-- Dataset content --
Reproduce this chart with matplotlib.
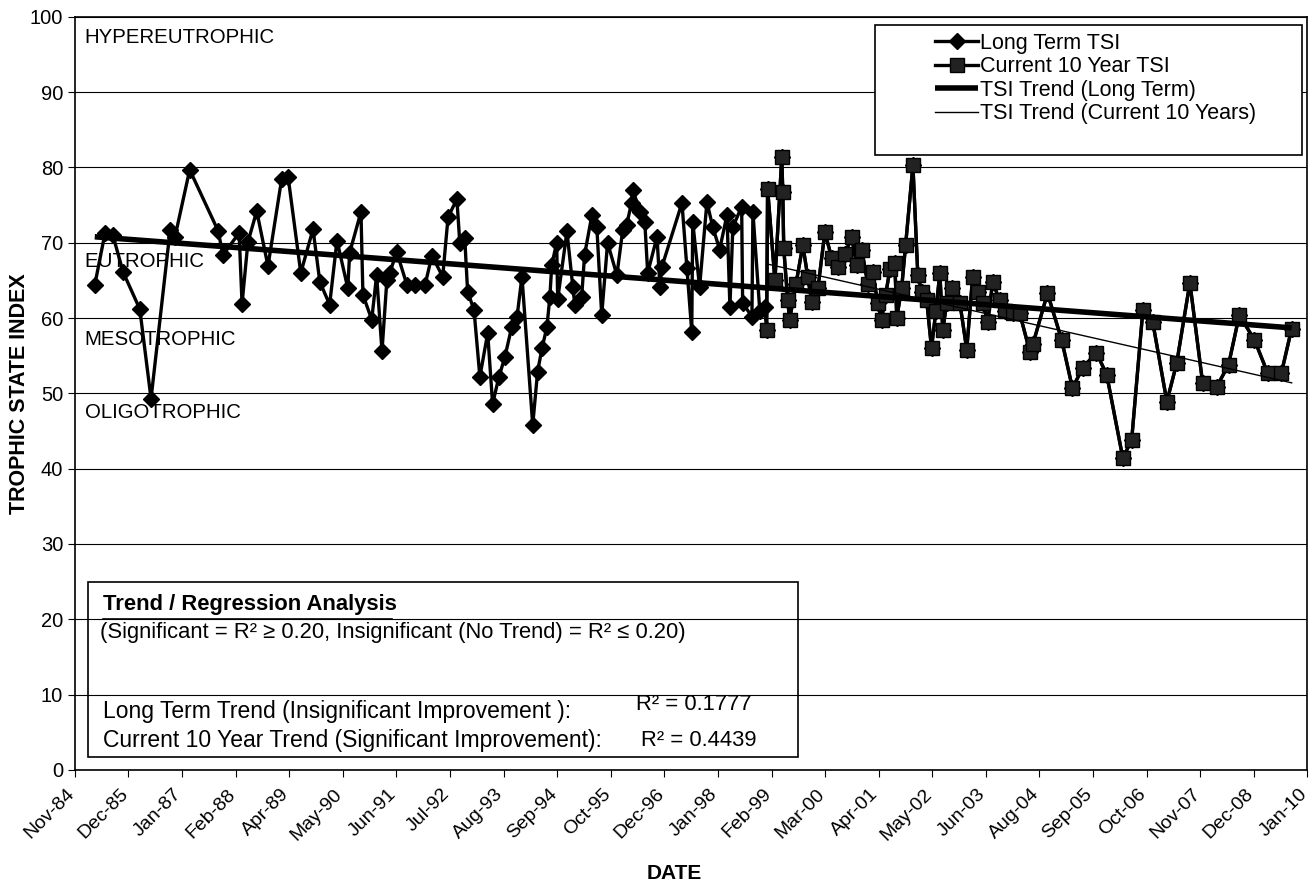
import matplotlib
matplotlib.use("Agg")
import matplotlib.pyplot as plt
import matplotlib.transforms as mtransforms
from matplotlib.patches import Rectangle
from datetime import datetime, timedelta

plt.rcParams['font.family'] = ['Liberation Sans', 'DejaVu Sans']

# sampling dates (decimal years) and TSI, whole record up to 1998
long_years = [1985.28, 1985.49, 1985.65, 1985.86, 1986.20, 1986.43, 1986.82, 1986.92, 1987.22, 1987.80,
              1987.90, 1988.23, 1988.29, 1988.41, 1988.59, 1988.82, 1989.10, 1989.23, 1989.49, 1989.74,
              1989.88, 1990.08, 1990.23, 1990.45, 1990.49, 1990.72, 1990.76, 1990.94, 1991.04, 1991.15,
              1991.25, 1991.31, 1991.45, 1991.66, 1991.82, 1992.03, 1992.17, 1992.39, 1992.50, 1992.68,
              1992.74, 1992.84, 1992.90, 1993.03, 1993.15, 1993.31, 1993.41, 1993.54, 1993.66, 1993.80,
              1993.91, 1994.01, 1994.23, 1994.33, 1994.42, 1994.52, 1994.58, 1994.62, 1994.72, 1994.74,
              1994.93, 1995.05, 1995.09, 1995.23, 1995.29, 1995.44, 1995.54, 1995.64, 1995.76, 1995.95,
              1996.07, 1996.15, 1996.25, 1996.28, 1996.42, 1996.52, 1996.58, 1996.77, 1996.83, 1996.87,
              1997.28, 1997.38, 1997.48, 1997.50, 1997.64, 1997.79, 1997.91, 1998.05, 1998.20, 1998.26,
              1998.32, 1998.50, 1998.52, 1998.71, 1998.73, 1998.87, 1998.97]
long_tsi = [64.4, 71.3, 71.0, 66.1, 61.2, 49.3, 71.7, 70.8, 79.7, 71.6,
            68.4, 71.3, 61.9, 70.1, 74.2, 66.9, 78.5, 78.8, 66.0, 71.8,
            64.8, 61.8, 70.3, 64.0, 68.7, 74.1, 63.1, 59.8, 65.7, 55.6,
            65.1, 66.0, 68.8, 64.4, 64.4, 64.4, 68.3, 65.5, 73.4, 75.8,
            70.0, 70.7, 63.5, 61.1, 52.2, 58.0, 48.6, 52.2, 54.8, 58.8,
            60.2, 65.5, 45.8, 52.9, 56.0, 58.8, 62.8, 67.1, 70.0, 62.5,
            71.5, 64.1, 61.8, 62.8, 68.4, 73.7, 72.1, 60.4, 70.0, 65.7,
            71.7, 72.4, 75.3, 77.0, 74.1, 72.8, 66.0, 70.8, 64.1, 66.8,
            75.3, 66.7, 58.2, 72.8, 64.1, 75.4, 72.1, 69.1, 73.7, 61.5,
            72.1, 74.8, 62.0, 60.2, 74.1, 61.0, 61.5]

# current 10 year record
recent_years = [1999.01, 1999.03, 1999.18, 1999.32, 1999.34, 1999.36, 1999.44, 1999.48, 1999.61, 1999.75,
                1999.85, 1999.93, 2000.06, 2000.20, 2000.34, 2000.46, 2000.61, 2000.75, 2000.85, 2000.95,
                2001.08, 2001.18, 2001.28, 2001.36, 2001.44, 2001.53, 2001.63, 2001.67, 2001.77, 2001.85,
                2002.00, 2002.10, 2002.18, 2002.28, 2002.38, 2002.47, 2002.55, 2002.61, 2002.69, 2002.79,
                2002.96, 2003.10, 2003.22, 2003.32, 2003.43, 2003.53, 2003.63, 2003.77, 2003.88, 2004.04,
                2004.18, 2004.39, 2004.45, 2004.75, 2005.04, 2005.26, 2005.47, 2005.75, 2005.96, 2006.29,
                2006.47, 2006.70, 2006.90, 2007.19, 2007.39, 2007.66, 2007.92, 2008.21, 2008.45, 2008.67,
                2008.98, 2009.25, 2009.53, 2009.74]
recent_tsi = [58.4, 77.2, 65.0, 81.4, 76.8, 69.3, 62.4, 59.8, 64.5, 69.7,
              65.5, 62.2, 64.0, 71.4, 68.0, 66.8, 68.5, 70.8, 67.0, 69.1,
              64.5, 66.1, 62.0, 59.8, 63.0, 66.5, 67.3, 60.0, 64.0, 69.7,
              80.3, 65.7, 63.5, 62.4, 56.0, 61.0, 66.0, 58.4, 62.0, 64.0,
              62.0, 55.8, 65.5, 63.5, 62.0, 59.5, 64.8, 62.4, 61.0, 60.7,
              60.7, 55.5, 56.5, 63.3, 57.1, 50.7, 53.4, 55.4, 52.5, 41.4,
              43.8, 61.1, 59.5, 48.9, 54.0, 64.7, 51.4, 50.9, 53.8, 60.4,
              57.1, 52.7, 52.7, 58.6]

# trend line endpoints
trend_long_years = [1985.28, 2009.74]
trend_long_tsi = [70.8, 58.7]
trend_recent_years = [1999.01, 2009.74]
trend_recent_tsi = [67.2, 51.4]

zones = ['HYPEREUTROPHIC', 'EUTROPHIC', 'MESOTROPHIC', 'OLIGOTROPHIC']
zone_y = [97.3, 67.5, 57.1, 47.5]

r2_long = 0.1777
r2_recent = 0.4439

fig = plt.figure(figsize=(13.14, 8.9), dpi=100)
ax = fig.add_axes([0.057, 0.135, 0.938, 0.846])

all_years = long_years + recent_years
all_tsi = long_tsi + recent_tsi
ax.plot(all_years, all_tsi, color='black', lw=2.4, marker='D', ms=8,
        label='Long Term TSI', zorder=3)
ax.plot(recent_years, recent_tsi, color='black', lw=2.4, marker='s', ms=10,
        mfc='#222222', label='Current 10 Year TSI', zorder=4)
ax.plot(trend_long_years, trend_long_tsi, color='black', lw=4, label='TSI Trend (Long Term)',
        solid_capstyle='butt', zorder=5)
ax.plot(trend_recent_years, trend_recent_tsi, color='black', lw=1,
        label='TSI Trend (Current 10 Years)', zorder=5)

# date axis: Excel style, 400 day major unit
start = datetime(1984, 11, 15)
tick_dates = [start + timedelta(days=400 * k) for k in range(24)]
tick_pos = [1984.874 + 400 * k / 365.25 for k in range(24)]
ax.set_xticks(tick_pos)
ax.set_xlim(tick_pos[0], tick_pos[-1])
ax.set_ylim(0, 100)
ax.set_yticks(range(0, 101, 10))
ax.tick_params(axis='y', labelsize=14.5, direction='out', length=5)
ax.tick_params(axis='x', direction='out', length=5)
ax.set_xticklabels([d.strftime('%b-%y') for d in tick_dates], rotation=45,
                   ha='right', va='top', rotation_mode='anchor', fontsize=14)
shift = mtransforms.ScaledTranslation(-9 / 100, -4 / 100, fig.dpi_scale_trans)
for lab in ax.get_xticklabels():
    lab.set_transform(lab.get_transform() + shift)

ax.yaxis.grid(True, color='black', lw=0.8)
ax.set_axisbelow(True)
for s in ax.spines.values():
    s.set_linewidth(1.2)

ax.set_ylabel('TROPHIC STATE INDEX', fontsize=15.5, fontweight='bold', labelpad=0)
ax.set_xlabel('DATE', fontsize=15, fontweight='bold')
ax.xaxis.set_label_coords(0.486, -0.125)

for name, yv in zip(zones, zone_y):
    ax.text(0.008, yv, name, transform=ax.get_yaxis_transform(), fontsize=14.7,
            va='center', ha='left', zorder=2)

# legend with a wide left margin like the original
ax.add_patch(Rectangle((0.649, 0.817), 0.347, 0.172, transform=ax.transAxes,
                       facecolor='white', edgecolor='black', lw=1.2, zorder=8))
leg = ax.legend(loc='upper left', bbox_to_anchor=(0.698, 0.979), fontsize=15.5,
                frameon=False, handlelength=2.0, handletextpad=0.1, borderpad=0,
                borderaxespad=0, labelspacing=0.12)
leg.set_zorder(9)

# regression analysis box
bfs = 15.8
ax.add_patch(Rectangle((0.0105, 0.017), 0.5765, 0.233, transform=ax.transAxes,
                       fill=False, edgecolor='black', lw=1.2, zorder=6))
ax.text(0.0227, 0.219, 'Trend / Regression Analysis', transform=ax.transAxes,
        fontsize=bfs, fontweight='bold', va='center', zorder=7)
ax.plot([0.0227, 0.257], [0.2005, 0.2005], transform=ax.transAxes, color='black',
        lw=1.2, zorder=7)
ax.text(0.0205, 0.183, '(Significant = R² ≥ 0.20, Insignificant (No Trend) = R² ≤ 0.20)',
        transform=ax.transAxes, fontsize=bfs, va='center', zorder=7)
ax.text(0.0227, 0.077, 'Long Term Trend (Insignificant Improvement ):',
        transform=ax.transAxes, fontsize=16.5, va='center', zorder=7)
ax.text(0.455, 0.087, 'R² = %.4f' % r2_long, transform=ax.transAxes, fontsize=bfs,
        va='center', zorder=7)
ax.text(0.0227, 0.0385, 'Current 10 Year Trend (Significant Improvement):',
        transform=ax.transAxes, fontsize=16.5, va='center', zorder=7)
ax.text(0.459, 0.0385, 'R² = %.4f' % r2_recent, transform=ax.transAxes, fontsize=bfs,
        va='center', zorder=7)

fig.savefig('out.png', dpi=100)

-- Set problem --
From the first line above down to the line with "plt.rcParams['font.family'] = ['Liberation", reproduce every line and no others, omitting pictures.

-- The output --
Reproduce this chart with matplotlib.
import matplotlib
matplotlib.use("Agg")
import matplotlib.pyplot as plt
import matplotlib.transforms as mtransforms
from matplotlib.patches import Rectangle
from datetime import datetime, timedelta

plt.rcParams['font.family'] = ['Liberation Sans', 'DejaVu Sans']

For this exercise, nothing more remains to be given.